■ **Problem details**: Take every line from the first down to the line with "plt.rcParams['font.family'] = ['Liberation" and set it down exactly, without the pictures.

■ **Given information**:
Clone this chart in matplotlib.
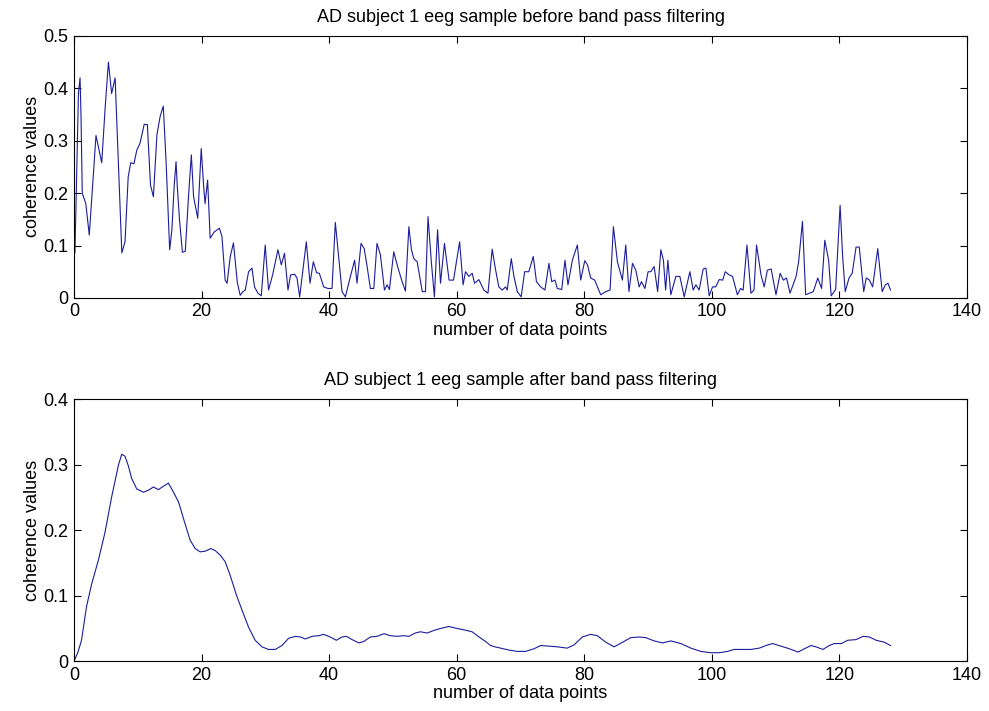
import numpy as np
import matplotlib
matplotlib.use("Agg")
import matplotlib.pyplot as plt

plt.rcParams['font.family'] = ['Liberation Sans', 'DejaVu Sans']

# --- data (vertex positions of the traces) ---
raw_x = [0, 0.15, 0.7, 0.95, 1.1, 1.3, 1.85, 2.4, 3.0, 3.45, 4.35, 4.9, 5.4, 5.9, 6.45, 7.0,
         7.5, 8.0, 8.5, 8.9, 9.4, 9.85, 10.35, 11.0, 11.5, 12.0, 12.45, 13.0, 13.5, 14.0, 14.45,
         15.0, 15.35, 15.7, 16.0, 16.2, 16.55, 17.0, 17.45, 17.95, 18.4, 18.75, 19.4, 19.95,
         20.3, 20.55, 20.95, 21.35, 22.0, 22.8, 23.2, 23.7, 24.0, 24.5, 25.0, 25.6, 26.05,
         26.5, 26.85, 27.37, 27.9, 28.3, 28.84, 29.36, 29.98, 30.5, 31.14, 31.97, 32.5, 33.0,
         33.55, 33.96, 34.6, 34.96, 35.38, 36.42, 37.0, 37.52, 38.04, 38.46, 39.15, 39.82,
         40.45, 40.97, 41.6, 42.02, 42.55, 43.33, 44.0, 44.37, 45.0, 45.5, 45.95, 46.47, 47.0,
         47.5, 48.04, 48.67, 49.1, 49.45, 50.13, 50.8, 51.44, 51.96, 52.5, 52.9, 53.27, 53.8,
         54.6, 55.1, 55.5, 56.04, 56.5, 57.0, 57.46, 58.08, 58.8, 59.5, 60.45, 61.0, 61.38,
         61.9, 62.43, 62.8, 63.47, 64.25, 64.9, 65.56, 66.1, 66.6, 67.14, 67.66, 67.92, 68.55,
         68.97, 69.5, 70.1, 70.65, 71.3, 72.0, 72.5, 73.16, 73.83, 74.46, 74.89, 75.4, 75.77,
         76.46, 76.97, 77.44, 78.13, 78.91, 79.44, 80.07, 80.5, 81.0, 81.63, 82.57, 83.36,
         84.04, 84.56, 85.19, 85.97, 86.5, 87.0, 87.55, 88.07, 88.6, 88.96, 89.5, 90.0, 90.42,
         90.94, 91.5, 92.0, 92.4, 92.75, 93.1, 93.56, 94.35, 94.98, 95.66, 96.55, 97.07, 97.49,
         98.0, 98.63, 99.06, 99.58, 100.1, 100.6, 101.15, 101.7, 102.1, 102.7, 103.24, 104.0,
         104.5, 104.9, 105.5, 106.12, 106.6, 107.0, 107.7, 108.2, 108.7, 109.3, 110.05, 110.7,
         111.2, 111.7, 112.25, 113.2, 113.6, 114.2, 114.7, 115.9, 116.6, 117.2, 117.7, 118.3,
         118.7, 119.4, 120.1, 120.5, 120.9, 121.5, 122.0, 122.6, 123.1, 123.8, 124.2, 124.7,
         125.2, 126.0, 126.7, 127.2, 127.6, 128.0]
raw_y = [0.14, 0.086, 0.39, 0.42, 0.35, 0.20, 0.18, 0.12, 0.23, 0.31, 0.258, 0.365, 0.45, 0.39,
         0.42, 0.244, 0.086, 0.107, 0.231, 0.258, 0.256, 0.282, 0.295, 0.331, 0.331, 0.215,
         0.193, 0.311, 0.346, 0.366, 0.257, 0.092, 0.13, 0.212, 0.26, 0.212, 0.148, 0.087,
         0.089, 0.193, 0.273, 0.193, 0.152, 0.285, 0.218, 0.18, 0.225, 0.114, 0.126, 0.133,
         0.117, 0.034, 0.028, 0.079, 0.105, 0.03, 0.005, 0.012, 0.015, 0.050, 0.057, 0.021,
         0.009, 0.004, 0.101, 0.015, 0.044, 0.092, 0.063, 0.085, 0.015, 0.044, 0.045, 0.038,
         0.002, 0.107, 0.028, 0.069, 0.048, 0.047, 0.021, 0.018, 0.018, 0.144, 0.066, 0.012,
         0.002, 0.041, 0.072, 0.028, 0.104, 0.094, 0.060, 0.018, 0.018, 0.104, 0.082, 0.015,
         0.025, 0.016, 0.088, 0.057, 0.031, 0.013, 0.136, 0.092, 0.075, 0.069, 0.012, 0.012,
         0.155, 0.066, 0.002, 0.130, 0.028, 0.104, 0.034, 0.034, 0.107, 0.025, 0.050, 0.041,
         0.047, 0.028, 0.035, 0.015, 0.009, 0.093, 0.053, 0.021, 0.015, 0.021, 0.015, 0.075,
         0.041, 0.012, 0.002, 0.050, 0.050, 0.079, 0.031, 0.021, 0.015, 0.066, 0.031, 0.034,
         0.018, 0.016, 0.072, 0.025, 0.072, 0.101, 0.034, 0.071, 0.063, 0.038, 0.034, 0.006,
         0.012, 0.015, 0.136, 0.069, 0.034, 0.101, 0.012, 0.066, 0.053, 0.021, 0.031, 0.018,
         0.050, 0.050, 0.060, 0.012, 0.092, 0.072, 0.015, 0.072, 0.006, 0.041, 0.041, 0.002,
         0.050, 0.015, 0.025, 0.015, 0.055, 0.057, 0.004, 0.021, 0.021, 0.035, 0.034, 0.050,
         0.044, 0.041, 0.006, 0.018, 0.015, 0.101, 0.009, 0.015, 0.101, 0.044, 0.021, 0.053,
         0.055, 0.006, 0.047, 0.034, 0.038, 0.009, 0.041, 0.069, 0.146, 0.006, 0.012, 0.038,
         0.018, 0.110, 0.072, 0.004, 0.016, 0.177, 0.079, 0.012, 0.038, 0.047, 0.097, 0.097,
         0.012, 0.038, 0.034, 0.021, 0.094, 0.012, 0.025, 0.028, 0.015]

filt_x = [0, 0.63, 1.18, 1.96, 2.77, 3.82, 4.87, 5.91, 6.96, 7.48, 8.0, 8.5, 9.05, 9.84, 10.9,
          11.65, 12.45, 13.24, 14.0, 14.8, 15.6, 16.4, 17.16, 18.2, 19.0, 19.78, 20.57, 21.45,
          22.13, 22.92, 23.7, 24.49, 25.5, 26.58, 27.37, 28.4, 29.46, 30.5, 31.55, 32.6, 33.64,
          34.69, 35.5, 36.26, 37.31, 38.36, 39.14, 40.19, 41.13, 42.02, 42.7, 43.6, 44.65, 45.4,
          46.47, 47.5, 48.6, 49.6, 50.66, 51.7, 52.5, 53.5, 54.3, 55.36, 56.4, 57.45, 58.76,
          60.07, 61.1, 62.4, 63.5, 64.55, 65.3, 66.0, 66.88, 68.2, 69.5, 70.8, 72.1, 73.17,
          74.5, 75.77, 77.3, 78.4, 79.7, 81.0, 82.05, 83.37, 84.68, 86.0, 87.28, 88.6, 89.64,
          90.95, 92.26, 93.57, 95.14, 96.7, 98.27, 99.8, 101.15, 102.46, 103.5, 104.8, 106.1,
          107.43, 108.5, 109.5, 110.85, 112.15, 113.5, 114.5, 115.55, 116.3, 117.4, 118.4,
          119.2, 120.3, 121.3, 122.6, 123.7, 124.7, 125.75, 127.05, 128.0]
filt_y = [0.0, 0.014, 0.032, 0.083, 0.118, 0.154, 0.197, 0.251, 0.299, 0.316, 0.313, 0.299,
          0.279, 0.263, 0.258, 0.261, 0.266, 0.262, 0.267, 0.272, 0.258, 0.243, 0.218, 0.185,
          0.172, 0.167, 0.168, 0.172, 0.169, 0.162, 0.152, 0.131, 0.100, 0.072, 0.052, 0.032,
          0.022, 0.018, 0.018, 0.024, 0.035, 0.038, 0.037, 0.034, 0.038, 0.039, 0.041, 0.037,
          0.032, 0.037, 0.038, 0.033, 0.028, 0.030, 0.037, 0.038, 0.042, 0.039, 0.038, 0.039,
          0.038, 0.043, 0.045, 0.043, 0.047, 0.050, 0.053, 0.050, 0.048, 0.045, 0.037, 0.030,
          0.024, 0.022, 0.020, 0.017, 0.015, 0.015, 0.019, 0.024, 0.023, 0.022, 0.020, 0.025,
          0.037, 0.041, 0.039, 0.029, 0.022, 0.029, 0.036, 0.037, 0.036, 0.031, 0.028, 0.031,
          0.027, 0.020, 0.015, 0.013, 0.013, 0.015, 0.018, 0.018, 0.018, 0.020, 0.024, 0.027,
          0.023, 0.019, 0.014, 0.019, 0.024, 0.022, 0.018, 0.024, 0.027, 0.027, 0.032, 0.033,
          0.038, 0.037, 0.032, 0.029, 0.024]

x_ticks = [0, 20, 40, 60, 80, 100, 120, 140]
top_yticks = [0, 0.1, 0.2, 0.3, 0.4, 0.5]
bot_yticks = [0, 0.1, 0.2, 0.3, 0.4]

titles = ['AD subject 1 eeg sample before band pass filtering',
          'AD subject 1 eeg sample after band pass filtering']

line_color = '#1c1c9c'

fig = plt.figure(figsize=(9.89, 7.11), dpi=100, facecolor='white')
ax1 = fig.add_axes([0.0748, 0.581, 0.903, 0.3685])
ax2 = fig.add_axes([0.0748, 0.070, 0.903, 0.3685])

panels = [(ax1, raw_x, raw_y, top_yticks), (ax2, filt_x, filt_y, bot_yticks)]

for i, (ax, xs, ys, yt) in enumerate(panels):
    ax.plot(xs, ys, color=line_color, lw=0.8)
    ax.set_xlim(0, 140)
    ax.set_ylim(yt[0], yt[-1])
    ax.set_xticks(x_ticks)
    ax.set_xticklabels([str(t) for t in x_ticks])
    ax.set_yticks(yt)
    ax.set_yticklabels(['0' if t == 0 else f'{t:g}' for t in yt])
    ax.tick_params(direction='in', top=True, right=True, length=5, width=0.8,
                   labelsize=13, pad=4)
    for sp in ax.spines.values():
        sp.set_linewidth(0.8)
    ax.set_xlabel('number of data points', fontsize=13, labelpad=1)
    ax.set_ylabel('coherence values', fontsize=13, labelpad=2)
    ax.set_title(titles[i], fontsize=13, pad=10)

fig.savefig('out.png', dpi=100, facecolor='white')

■ **Task answer**:
Clone this chart in matplotlib.
import numpy as np
import matplotlib
matplotlib.use("Agg")
import matplotlib.pyplot as plt

plt.rcParams['font.family'] = ['Liberation Sans', 'DejaVu Sans']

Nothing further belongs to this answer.